Costs in quantitative MS derive primarily in sample collection, sample preparation, and instrument acquisition and maintenance. Acquisition of repetitive measurements for a given sample adds a relatively small incremental cost. An informed and cogent statistical analysis of the data is without any real cost except the time needed to do so. We have grown to place an incredible confidence in our results because of the sophistication of our instruments. We should not rescind our expectations for a dispassionate assessment of the data that we collect, and a useful and complete presentation of that data.

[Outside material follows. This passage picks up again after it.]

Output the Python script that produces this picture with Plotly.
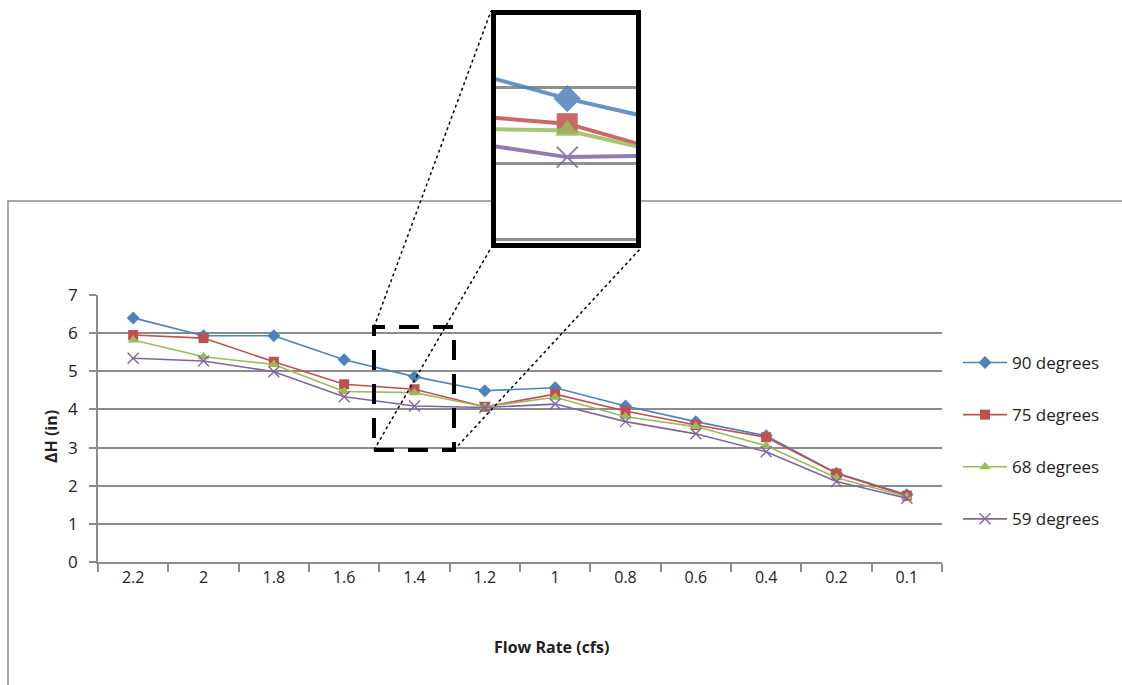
import plotly.graph_objects as go

# Flow rate categories (cfs) and head loss (in) for each bend angle
flow_rate = ["2.2", "2", "1.8", "1.6", "1.4", "1.2", "1", "0.8", "0.6", "0.4", "0.2", "0.1"]
dh_90 = [6.40, 5.93, 5.93, 5.30, 4.86, 4.49, 4.57, 4.09, 3.68, 3.31, 2.33, 1.76]
dh_75 = [5.95, 5.87, 5.25, 4.66, 4.53, 4.07, 4.40, 3.96, 3.59, 3.27, 2.32, 1.74]
dh_68 = [5.82, 5.38, 5.18, 4.47, 4.44, 4.07, 4.32, 3.81, 3.55, 3.05, 2.21, 1.71]
dh_59 = [5.34, 5.27, 4.99, 4.33, 4.09, 4.05, 4.14, 3.68, 3.36, 2.89, 2.11, 1.67]

series = [
    ("90 degrees", dh_90, "#4F81BD", "diamond"),
    ("75 degrees", dh_75, "#C0504D", "square"),
    ("68 degrees", dh_68, "#9BBB59", "triangle-up"),
    ("59 degrees", dh_59, "#8064A2", "x-thin"),
]

W, H = 1122, 685
FONT = "Open Sans"
GRID = "#8C8C8C"


def px(x):
    return x / W


def py(y):
    return 1 - y / H


fig = go.Figure()

for i, (name, vals, color, sym) in enumerate(series):
    is_x = sym == "x-thin"
    # main chart
    fig.add_trace(go.Scatter(
        x=flow_rate, y=vals, name=name, mode="lines+markers",
        line=dict(color=color, width=1.6),
        marker=dict(symbol=sym, size=10 if not is_x else 11, color=color,
                    line=dict(color=color, width=1.4 if is_x else 0)),
        legendgroup=name, xaxis="x", yaxis="y",
    ))
    # magnified view
    fig.add_trace(go.Scatter(
        x=flow_rate, y=vals, name=name, mode="lines+markers", showlegend=False,
        line=dict(color=color, width=4), opacity=0.85,
        marker=dict(symbol=sym, size=21, color=color,
                    line=dict(color=color, width=2 if is_x else 0)),
        xaxis="x2", yaxis="y2",
    ))

shapes = [
    # chart area border
    dict(type="rect", xref="paper", yref="paper", x0=px(8), x1=px(1135), y0=py(201), y1=py(700),
         line=dict(color="#8C8C8C", width=1.5), layer="below"),
    # white backing of the magnified view
    dict(type="rect", xref="paper", yref="paper", x0=px(491), x1=px(641), y0=py(248), y1=py(10),
         fillcolor="white", line=dict(width=0), layer="below"),
    # magnified view frame
    dict(type="rect", xref="paper", yref="paper", x0=px(493.5), x1=px(638.5), y0=py(245.5), y1=py(12.5),
         line=dict(color="black", width=5), layer="above"),
    # dashed selection box
    dict(type="rect", xref="paper", yref="paper", x0=px(374), x1=px(454), y0=py(450), y1=py(327),
         line=dict(color="black", width=4, dash="20px,14px"), layer="above"),
    # connector lines
    dict(type="line", xref="paper", yref="paper", x0=px(374), y0=py(327), x1=px(491), y1=py(11),
         line=dict(color="black", width=1.5, dash="dot"), layer="above"),
    dict(type="line", xref="paper", yref="paper", x0=px(374), y0=py(450), x1=px(491), y1=py(248),
         line=dict(color="black", width=1.5, dash="dot"), layer="above"),
    dict(type="line", xref="paper", yref="paper", x0=px(454), y0=py(450), x1=px(641), y1=py(248),
         line=dict(color="black", width=1.5, dash="dot"), layer="above"),
]

annotations = [
    dict(text="<b>Flow Rate (cfs)</b>", xref="paper", yref="paper", x=px(551), y=py(647),
         xanchor="center", yanchor="middle",
         showarrow=False, font=dict(family=FONT, size=16, color="#222")),
    dict(text="<b>ΔH (in)</b>", xref="paper", yref="paper", x=px(51), y=py(437), textangle=-90,
         xanchor="center", yanchor="middle",
         showarrow=False, font=dict(family=FONT, size=16, color="#222")),
]

fig.update_layout(
    template="none",
    width=W, height=H,
    margin=dict(l=0, r=0, t=0, b=0, pad=0, autoexpand=False),
    paper_bgcolor="white", plot_bgcolor="white",
    font=dict(family=FONT, size=16, color="#222"),
    xaxis=dict(
        type="category", domain=[px(98), px(942)], anchor="y", automargin=False,
        range=[-0.5, len(flow_rate) - 0.5],
        tickson="boundaries", ticks="outside", ticklen=8, tickcolor=GRID, tickwidth=1.5,
        showline=True, linecolor=GRID, linewidth=1.5, showgrid=False, zeroline=False,
        tickfont=dict(family=FONT, size=16, color="#222"),
    ),
    yaxis=dict(
        domain=[py(562), py(295)], anchor="x", range=[0, 7], dtick=1, automargin=False,
        ticks="outside", ticklen=7, tickcolor=GRID, tickwidth=1.5,
        showline=True, linecolor=GRID, linewidth=1.5,
        showgrid=True, gridcolor=GRID, gridwidth=1.5, zeroline=False,
        ticklabelstandoff=8,
        tickfont=dict(family=FONT, size=17, color="#222"),
    ),
    xaxis2=dict(
        type="category", categoryorder="array", categoryarray=flow_rate,
        domain=[px(496), px(636)], anchor="y2", range=[3.42, 4.56], automargin=False,
        showticklabels=False, ticks="", showgrid=False, showline=False, zeroline=False,
    ),
    yaxis2=dict(
        domain=[py(243), py(15)], anchor="x2", range=[2.96, 5.96], automargin=False,
        tickvals=[3, 4, 5], showticklabels=False, ticks="",
        showgrid=True, gridcolor="#909090", gridwidth=3, showline=False, zeroline=False,
    ),
    legend=dict(
        x=px(958), y=py(345), xanchor="left", yanchor="top",
        bgcolor="rgba(0,0,0,0)", borderwidth=0, tracegroupgap=27, itemwidth=44,
        font=dict(family=FONT, size=17, color="#222"),
    ),
    shapes=shapes,
    annotations=annotations,
)

fig.write_html("out.html")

In addition to the recent texts on quantitative MS, short courses are available that provide an excellent introduction and overview. For example, a two-day course is offered at the annual meeting of the American Society for Mass Spectrometry. The course is based upon a recent text (9), and is offered by C. Basic (Basic Mass Spec, Winnipeg, Manitoba, Canada), R. Bethem (Alta Analytical Laboratory, El Dorado Hills, California), and D.E. Matthews (University of Vermont, Burlington). The course starts with a review of instrumental factors that affect and facilitate quantitation, recognizing that treatment of data is bound to be less than useful when the factors affecting the variances of the data are instrumental in nature. Following a description of statistics to be used, examples are provided that help to assess matrix effects and improve system ruggedness, defined as the suitability of a method for day-to-day operation, in compliance with guidelines and regulations, and with some resistance to disruption. D. Coleman and L. Vanatta write an ongoing series in American Laboratory magazine that deals with statistics in analytical chemistry, and detection limits and calibration issues have been covered in past installments of that series (10,11). Quantitative MS provides vital answers in areas subject to intense scrutiny. Regulation and compliance issues, as well as open assessment and regular review of data, must be integral parts of an analyst's training and expertise.

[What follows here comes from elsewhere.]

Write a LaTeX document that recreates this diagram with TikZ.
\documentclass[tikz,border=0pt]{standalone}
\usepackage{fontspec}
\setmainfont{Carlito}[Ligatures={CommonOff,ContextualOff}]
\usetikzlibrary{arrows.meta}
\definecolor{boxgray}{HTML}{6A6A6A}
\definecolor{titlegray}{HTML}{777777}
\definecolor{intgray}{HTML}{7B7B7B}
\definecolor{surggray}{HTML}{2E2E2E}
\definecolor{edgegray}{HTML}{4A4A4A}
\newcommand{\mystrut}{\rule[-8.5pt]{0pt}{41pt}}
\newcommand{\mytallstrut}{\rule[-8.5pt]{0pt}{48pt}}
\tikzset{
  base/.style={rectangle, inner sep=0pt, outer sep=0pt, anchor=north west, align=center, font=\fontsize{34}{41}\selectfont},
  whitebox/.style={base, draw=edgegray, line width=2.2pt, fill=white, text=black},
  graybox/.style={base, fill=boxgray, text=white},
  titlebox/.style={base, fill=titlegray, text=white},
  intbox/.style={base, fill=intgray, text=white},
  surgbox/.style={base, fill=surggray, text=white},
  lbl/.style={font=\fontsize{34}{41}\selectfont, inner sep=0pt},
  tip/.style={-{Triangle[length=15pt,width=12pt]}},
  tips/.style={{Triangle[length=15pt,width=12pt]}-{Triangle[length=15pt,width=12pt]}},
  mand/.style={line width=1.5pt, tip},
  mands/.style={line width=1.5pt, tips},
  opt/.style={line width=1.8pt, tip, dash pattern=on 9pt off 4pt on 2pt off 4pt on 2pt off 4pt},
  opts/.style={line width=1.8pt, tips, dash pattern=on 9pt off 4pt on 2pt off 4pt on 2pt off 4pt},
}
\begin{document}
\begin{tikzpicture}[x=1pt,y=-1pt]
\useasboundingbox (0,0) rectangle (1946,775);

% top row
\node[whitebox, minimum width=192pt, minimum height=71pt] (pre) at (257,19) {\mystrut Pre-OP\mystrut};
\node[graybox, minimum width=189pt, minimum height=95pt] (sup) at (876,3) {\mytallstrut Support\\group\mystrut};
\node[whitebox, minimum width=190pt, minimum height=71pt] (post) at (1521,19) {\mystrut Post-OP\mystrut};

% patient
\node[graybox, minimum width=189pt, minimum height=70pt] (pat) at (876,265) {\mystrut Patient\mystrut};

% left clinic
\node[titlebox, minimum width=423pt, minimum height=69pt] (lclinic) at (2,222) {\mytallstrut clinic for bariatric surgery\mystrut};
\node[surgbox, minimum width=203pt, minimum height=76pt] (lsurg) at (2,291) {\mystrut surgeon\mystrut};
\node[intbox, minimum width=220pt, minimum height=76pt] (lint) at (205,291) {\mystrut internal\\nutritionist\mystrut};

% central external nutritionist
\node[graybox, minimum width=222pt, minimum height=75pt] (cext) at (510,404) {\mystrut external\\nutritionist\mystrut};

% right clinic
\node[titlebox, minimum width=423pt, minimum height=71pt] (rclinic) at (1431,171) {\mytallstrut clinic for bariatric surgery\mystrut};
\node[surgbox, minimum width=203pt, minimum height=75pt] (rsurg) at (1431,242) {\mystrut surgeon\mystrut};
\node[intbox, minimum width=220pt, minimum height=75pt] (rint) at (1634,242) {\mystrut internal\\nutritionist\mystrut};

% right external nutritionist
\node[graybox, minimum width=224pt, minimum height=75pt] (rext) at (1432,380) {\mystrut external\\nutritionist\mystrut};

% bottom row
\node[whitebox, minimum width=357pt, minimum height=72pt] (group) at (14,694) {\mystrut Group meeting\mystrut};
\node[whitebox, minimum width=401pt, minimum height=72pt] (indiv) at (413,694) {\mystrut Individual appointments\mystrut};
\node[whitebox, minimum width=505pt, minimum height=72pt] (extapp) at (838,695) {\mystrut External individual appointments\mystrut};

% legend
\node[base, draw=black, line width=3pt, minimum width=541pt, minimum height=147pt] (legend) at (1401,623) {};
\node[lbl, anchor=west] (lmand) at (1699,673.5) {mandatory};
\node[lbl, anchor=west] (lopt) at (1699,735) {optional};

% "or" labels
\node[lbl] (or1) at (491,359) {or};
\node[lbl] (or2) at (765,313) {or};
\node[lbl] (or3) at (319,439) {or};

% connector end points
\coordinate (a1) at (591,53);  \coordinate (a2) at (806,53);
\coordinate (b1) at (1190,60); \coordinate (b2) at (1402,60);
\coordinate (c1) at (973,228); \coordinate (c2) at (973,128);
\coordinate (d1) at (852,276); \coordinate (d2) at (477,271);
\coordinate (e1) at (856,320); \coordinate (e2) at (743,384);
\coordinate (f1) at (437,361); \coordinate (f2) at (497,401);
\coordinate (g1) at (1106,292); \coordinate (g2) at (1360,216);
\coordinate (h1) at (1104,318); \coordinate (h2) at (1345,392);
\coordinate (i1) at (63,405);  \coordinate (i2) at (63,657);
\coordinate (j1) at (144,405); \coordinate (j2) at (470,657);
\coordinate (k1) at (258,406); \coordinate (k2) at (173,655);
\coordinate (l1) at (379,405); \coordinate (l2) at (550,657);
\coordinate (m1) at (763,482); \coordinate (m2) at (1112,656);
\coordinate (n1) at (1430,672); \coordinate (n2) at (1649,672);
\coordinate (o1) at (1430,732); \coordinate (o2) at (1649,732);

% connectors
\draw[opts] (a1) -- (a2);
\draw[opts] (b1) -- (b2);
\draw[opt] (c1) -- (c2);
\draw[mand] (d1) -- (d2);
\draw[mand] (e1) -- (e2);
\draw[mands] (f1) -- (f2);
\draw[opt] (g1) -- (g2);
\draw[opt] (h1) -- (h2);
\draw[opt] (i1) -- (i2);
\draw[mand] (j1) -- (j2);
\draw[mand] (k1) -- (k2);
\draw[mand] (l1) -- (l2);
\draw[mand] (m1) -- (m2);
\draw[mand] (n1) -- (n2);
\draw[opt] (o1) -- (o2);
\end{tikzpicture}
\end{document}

Kenneth L. Busch once attempted to estimate how many terabytes of MS data are generated on an annual basis, and how much of that total was quantitative data. That estimate, which seemed outrageous just a few years ago, has now been surpassed by reality, and the electronic capability to store, distribute, access, analyze, and discuss that information over the web. It's a brave new world, and KLB grabs his last remaining floppy disk and runs to hide in the Luddite corner. When he comes out, KLB can be reached at wyvernassoc@yahoo.com.

References

(1) M.W. Kiser and J.W. Dolan, LCGC 22(2), 112–117 (2004).

(2) "Guidance for Industry: Bioanalytical Method Validation," United States Food and Drug Administration. Found at http://www.fda.gov/CDER/GUIDANCE/4252fnl.htm.

(3) K.L. Busch, Spectroscopy 23(7), 18–24 (2008).

(4) K.L. Busch, Spectroscopy 22(10), 14–19 (2007).

(5) A.M. Almeida, M.M. Castel-Branco, and A.C. Falcao, J. Chromatogr., B 774, 215–222 (2002).

(6) M. Mulholland and D.B. Hibbert, J. Chromatogr., A 762(1-2), 73–82 (1997).

(7) J.N. Miller, Analyst 116, 3–14 (1991).

(8) Angela Chung, M.S. thesis "Validation of an Ultra Performance Liquid Chromatography Tandem Mass Spectrometry (UPLC/MS/MS) Method for Forensic Toxicological Analysis: Confirmation and Quantitation of Lysergic Acid Diethylamide (LSD) and Its Congeners in Forensic Samples," Toxicology Graduate Program, University of Saskatchewan, Saskatoon, April 2006.

(9) R.K. Boyd, R. Bethem, and C. Basic, Trace Quantitative Analysis by Mass Spectrometry (John Wiley, New York, 2008).

(10) D. Coleman and L. Vanatta, Am. Lab., 28–30 (September 2004).

(11) D. Coleman and L. Vanatta, Am. Lab., 44–46 (February 2008).